━━ Records supplied
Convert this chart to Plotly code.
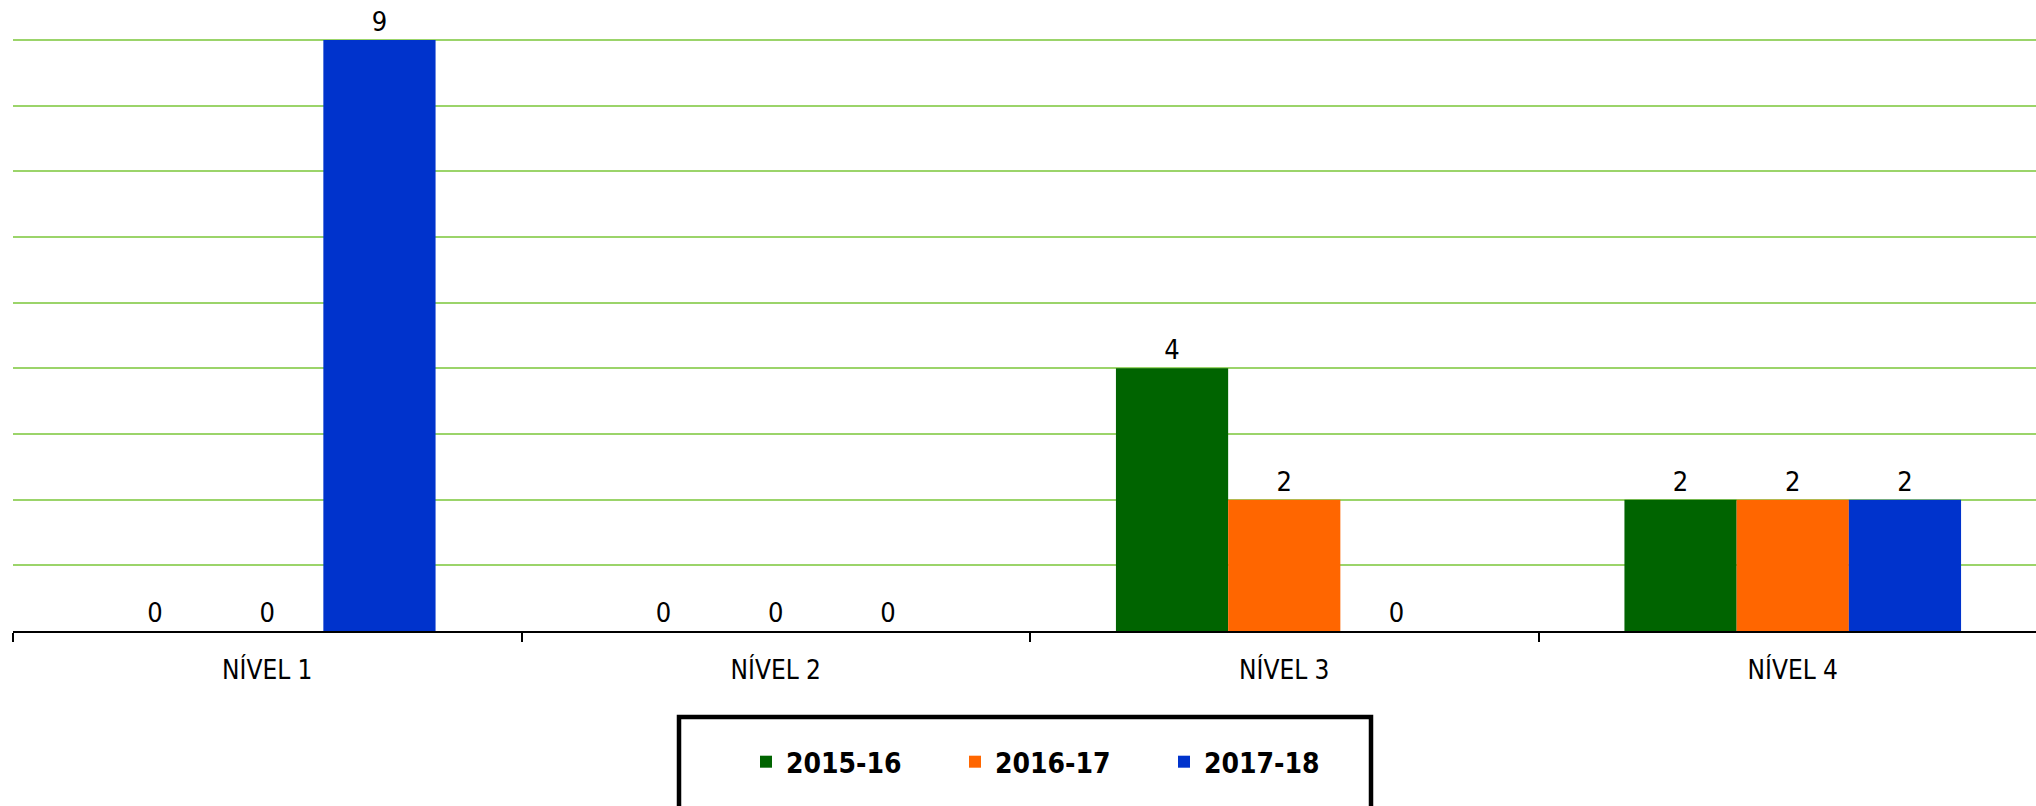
import plotly.graph_objects as go

categories = ["NÍVEL 1", "NÍVEL 2", "NÍVEL 3", "NÍVEL 4"]
series_names = ["2015-16", "2016-17", "2017-18"]
values_2015_16 = [0, 0, 4, 2]
values_2016_17 = [0, 0, 2, 2]
values_2017_18 = [9, 0, 0, 2]
colors = ["#006400", "#FF6600", "#0033CC"]

FONT = "DejaVu Sans Condensed, Liberation Sans Narrow, sans-serif"

# plot area runs slightly past the right edge of the window, as in the reference
W, H = 2047, 806
ML, MR, MT, MB = 13, 0, 38, 175
PW = W - ML - MR
PH = H - MT - MB

fig = go.Figure()
for name, vals, col in zip(series_names, [values_2015_16, values_2016_17, values_2017_18], colors):
    fig.add_trace(go.Bar(
        x=categories, y=vals, name=name,
        marker=dict(color=col, line=dict(width=0)),
        text=[str(v) for v in vals], textposition="outside",
        textfont=dict(family=FONT, size=27, color="#000000"),
        cliponaxis=False,
    ))

def px_x(px):
    return (px - ML) / PW

def px_y(py):
    return (H - MB - py) / PH

fig.add_shape(type="rect", xref="paper", yref="paper",
              x0=px_x(679), x1=px_x(1371), y0=px_y(717), y1=px_y(830),
              line=dict(color="#000000", width=4.5), fillcolor="rgba(0,0,0,0)")

fig.update_layout(
    width=W, height=H,
    margin=dict(l=ML, r=MR, t=MT, b=MB, pad=0, autoexpand=False),
    paper_bgcolor="white", plot_bgcolor="white",
    barmode="group", bargap=0.338, bargroupgap=0,
    font=dict(family=FONT, color="#000000"),
    showlegend=True,
    legend=dict(orientation="h", x=px_x(746), y=px_y(737), xanchor="left", yanchor="top",
                font=dict(family=FONT, size=28, color="#000000", weight="bold"),
                entrywidth=164, entrywidthmode="pixels",
                bgcolor="rgba(0,0,0,0)", borderwidth=0),
    xaxis=dict(showline=True, linecolor="#000000", linewidth=2,
               ticks="outside", tickson="boundaries", ticklen=9, tickcolor="#000000", tickwidth=1.5,
               ticklabelstandoff=15,
               tickfont=dict(family=FONT, size=26, color="#000000"), showgrid=False),
    yaxis=dict(range=[0, 9.03], dtick=1, showticklabels=False, showgrid=True,
               gridcolor="#9BD46A", gridwidth=1.5, zeroline=False, showline=False, ticks=""),
)

fig.write_html("out.html", config={"displayModeBar": False},
               post_script="document.body.style.margin='0px';document.body.style.overflow='hidden';")
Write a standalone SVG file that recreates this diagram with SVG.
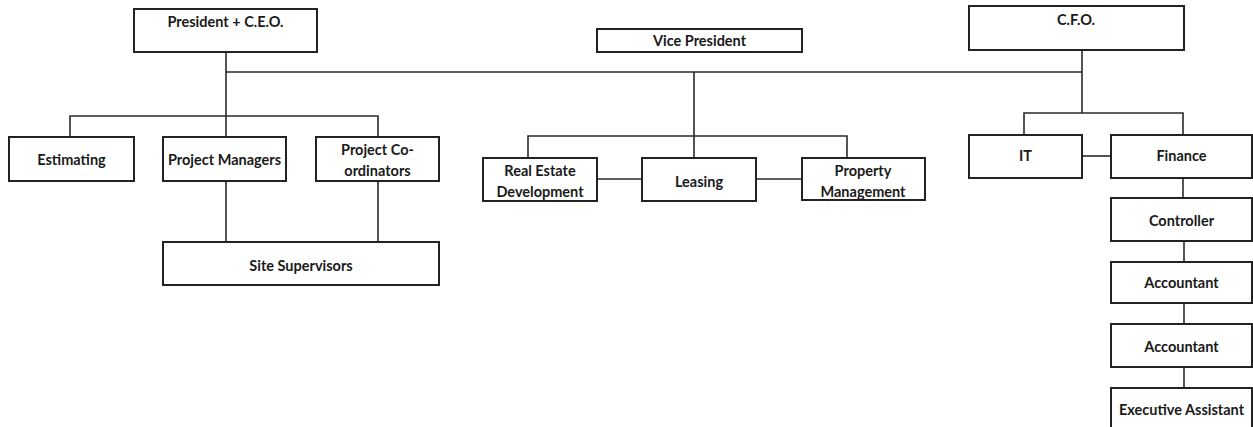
━━━━
What to produce - Reproduce the material above in full and without alteration, but skip all pictures.

Solution for this task -
Convert this chart to Plotly code.
import plotly.graph_objects as go

categories = ["NÍVEL 1", "NÍVEL 2", "NÍVEL 3", "NÍVEL 4"]
series_names = ["2015-16", "2016-17", "2017-18"]
values_2015_16 = [0, 0, 4, 2]
values_2016_17 = [0, 0, 2, 2]
values_2017_18 = [9, 0, 0, 2]
colors = ["#006400", "#FF6600", "#0033CC"]

FONT = "DejaVu Sans Condensed, Liberation Sans Narrow, sans-serif"

# plot area runs slightly past the right edge of the window, as in the reference
W, H = 2047, 806
ML, MR, MT, MB = 13, 0, 38, 175
PW = W - ML - MR
PH = H - MT - MB

fig = go.Figure()
for name, vals, col in zip(series_names, [values_2015_16, values_2016_17, values_2017_18], colors):
    fig.add_trace(go.Bar(
        x=categories, y=vals, name=name,
        marker=dict(color=col, line=dict(width=0)),
        text=[str(v) for v in vals], textposition="outside",
        textfont=dict(family=FONT, size=27, color="#000000"),
        cliponaxis=False,
    ))

def px_x(px):
    return (px - ML) / PW

def px_y(py):
    return (H - MB - py) / PH

fig.add_shape(type="rect", xref="paper", yref="paper",
              x0=px_x(679), x1=px_x(1371), y0=px_y(717), y1=px_y(830),
              line=dict(color="#000000", width=4.5), fillcolor="rgba(0,0,0,0)")

fig.update_layout(
    width=W, height=H,
    margin=dict(l=ML, r=MR, t=MT, b=MB, pad=0, autoexpand=False),
    paper_bgcolor="white", plot_bgcolor="white",
    barmode="group", bargap=0.338, bargroupgap=0,
    font=dict(family=FONT, color="#000000"),
    showlegend=True,
    legend=dict(orientation="h", x=px_x(746), y=px_y(737), xanchor="left", yanchor="top",
                font=dict(family=FONT, size=28, color="#000000", weight="bold"),
                entrywidth=164, entrywidthmode="pixels",
                bgcolor="rgba(0,0,0,0)", borderwidth=0),
    xaxis=dict(showline=True, linecolor="#000000", linewidth=2,
               ticks="outside", tickson="boundaries", ticklen=9, tickcolor="#000000", tickwidth=1.5,
               ticklabelstandoff=15,
               tickfont=dict(family=FONT, size=26, color="#000000"), showgrid=False),
    yaxis=dict(range=[0, 9.03], dtick=1, showticklabels=False, showgrid=True,
               gridcolor="#9BD46A", gridwidth=1.5, zeroline=False, showline=False, ticks=""),
)

fig.write_html("out.html", config={"displayModeBar": False},
               post_script="document.body.style.margin='0px';document.body.style.overflow='hidden';")
Write a standalone SVG file that recreates this diagram with SVG.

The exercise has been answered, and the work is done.